Asia

Sri Lanka launches Chinese-built mega port

  • Tugs give a water display at the launch of the Chinese-built Colombo International Container Terminal on Monday. Sri Lanka launched a China-funded port which will be the island's biggest and is intended to make Colombo a strategic shipping hub along the world's most lucrative trading route.

    Tugs give a water display at the launch of the Chinese-built Colombo International Container Terminal on Monday. Sri Lanka launched a China-funded port which will be the island's biggest and is intended to make Colombo a strategic shipping hub along the world's most lucrative trading route.  (AFP)

  • President Mahinda Rajapakse on a tug at the opening of the Colombo International Container Terminal on Monday. Rajapakse commissioned the $500 mn Chinese-built mega container terminal by symbolically loading the first container onto a ship in a ceremony broadcast live on national TV.

    President Mahinda Rajapakse on a tug at the opening of the Colombo International Container Terminal on Monday. Rajapakse commissioned the $500 mn Chinese-built mega container terminal by symbolically loading the first container onto a ship in a ceremony broadcast live on national TV.  (AFP)

  • The first ship berths at Colombo International Container Terminal on Monday. The terminal is 85 percent owned by state-run China Merchant Holdings International, with the rest owned by the SLPA. It is designed to handle mega ships with a capacity of over 18,000 containers -- a first for Sri Lanka.

    The first ship berths at Colombo International Container Terminal on Monday. The terminal is 85 percent owned by state-run China Merchant Holdings International, with the rest owned by the SLPA. It is designed to handle mega ships with a capacity of over 18,000 containers -- a first for Sri Lanka.  (AFP)
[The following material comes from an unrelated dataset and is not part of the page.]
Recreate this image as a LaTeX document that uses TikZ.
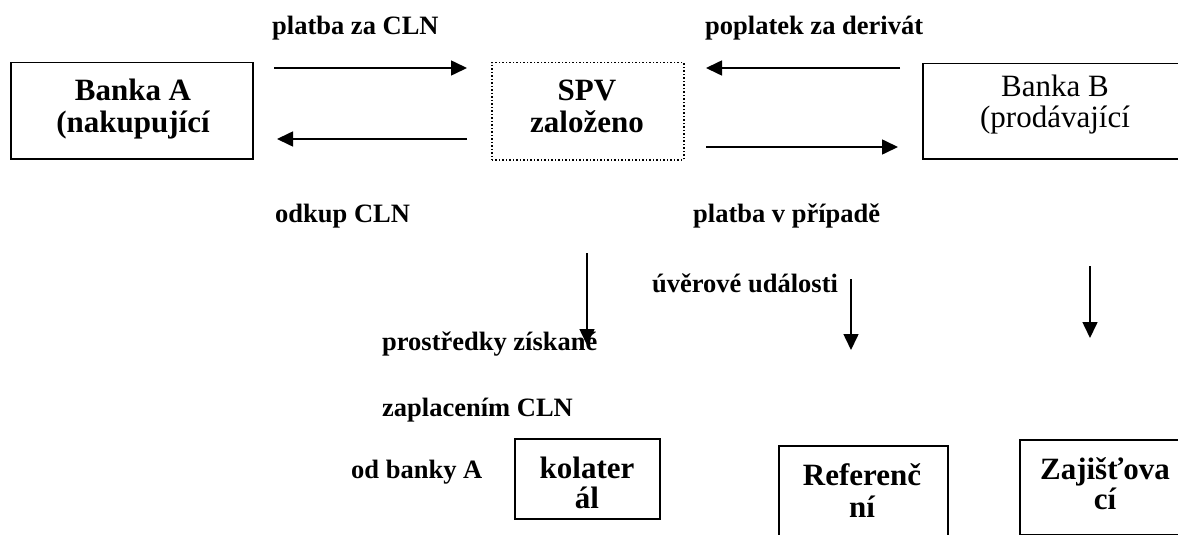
\documentclass[tikz,border=0pt]{standalone}
\usepackage{fontspec}
\setmainfont{Liberation Serif}
\usetikzlibrary{arrows.meta}

\begin{document}
\begin{tikzpicture}[
    x=1pt, y=-1pt,
    party/.style={
        draw,
        line width=1.5pt,
        inner sep=0pt,
        anchor=north west
    },
    vehicle/.style={
        draw,
        dotted,
        line width=1.5pt,
        inner sep=0pt,
        anchor=north west
    },
    box text/.style={
        align=center,
        anchor=base,
        inner sep=0pt,
        font=\bfseries\fontsize{31}{32}\selectfont
    },
    flow label/.style={
        anchor=base west,
        inner sep=0pt,
        font=\bfseries\fontsize{26.5}{30}\selectfont
    },
    flow/.style={
        -{Triangle[length=16pt,width=15pt]},
        line width=1.6pt
    }
]
\useasboundingbox (0,0) rectangle (1178,535);

% boxes
\node[party, minimum width=242, minimum height=96] (bankA) at (10,62) {};
\node[vehicle, minimum width=192, minimum height=97] (spv) at (491,62) {};
\node[party, minimum width=266, minimum height=95] (bankB) at (922,63) {};
\node[party, minimum width=145, minimum height=80] (kolateral) at (514,438) {};
\node[party, minimum width=169, minimum height=110] (reference) at (778,445) {};
\node[party, minimum width=172, minimum height=95] (zajisteni) at (1019,439) {};

% box texts (anchored at the last line)
\node[box text] (bankAtext) at (133,132) {Banka A\\(nakupující};
\node[box text] (spvtext) at (587,132) {SPV\\založeno};
\node[box text, font=\fontsize{31}{31}\selectfont] (bankBtext) at (1055,127) {Banka B\\(prodávající};
\node[box text, font=\bfseries\fontsize{31}{30}\selectfont] (kolateraltext) at (587,508) {kolater\\ál};
\node[box text] (referencetext) at (862,517) {Referenč\\ní};
\node[box text, font=\bfseries\fontsize{31}{30}\selectfont] (zajistenitext) at (1105,509) {Zajišťova\\cí};

% labels
\node[flow label] (platba) at (272,35) {platba za CLN};
\node[flow label] (poplatek) at (705,35) {poplatek za derivát};
\node[flow label] (odkup) at (275,222) {odkup CLN};
\node[flow label] (pripad) at (693,222) {platba v případě};
\node[flow label] (udalost) at (652,292) {úvěrové události};
\node[flow label] (prostredky) at (382,350) {prostředky získané};
\node[flow label] (zaplaceni) at (382,416) {zaplacením CLN};
\node[flow label] (odbanky) at (351,478) {od banky A};

% arrow ends
\coordinate (a1) at (274,68);  \coordinate (b1) at (467,68);
\coordinate (a2) at (467,139); \coordinate (b2) at (277,139);
\coordinate (a3) at (900,68);  \coordinate (b3) at (706,68);
\coordinate (a4) at (706,147); \coordinate (b4) at (898,147);
\coordinate (a5) at (587,253); \coordinate (b5) at (587,345);
\coordinate (a6) at (851,279); \coordinate (b6) at (851,350);
\coordinate (a7) at (1090,266); \coordinate (b7) at (1090,338);

\draw[flow] (a1) -- (b1);
\draw[flow] (a2) -- (b2);
\draw[flow] (a3) -- (b3);
\draw[flow] (a4) -- (b4);
\draw[flow] (a5) -- (b5);
\draw[flow] (a6) -- (b6);
\draw[flow] (a7) -- (b7);

\end{tikzpicture}
\end{document}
Sri Lanka Monday launched a China-funded port which will be the island's biggest and is intended to make Colombo a strategic shipping hub along the world's most lucrative trading route.

President Mahinda Rajapakse commissioned the $500 million Chinese-built mega container terminal by symbolically loading the first container onto a ship in a ceremony broadcast live on national TV.

Monday's launch is part of an ambitious programme by the state-run Sri Lanka Ports Authority (SLPA) to expand Colombo harbour, which is located half way along the East-West sea trading route.

"We want to capitalise on the geographic location of Sri Lanka and pass on the economic benefit to our people," Rajapakse said after formally commissioning the Chinese-run Colombo International Container Terminal.

The terminal is 85 percent owned by state-run China Merchant Holdings International, with the rest owned by the SLPA. It is designed to handle mega ships with a capacity of over 18,000 containers -- a first for Sri Lanka.

The involvement of China Merchant comes after Beijing sealed a deal in January to acquire Pakistan's Gwadar port. It is also building a $14 million "dry port" in the Nepalese city of Larcha near Tibet.

The Chinese investment in Sri Lanka has raised fears in India about its influence in the neighbourhood, but SLPA has insisted that India haa nothing to fear.

SLPA chief Priyath Bandu Wickrama told AFP last week that no port in Sri Lanka would be utilised for military purposes. He also noted that much of the transhipments through Colombo were Indian cargo.

Just next to the new terminal, the SLPA is building another mega terminal which is expected to raise Colombo's container handling capacity by 1.6 million containers to over 6.1 million containers annually by April.

The mega port is protected by a 6.8 kilometre (4.25 mile) tsunami-resistant breakwater which the SLPA built with $300 million borrowed from the Asian Development Bank and $100 million of its own money.

Bank vice president Xiaoyu Zhao said the new mega port was well located to serve the Indian subcontinent and boost regional trade.

"The enhanced deepwater facilities at Colombo Port will strengthen its strategic position on the key Asia-Europe shipping route, and will significantly boost regional trade," Zhao said in Colombo.

He said the ADB was encouraging more private-public partnerships.

Chinese loans and expertise were also instrumental in the construction of a new $450-million deep-sea port at the southern Sri Lankan city of Hambantota which opened in June 2012.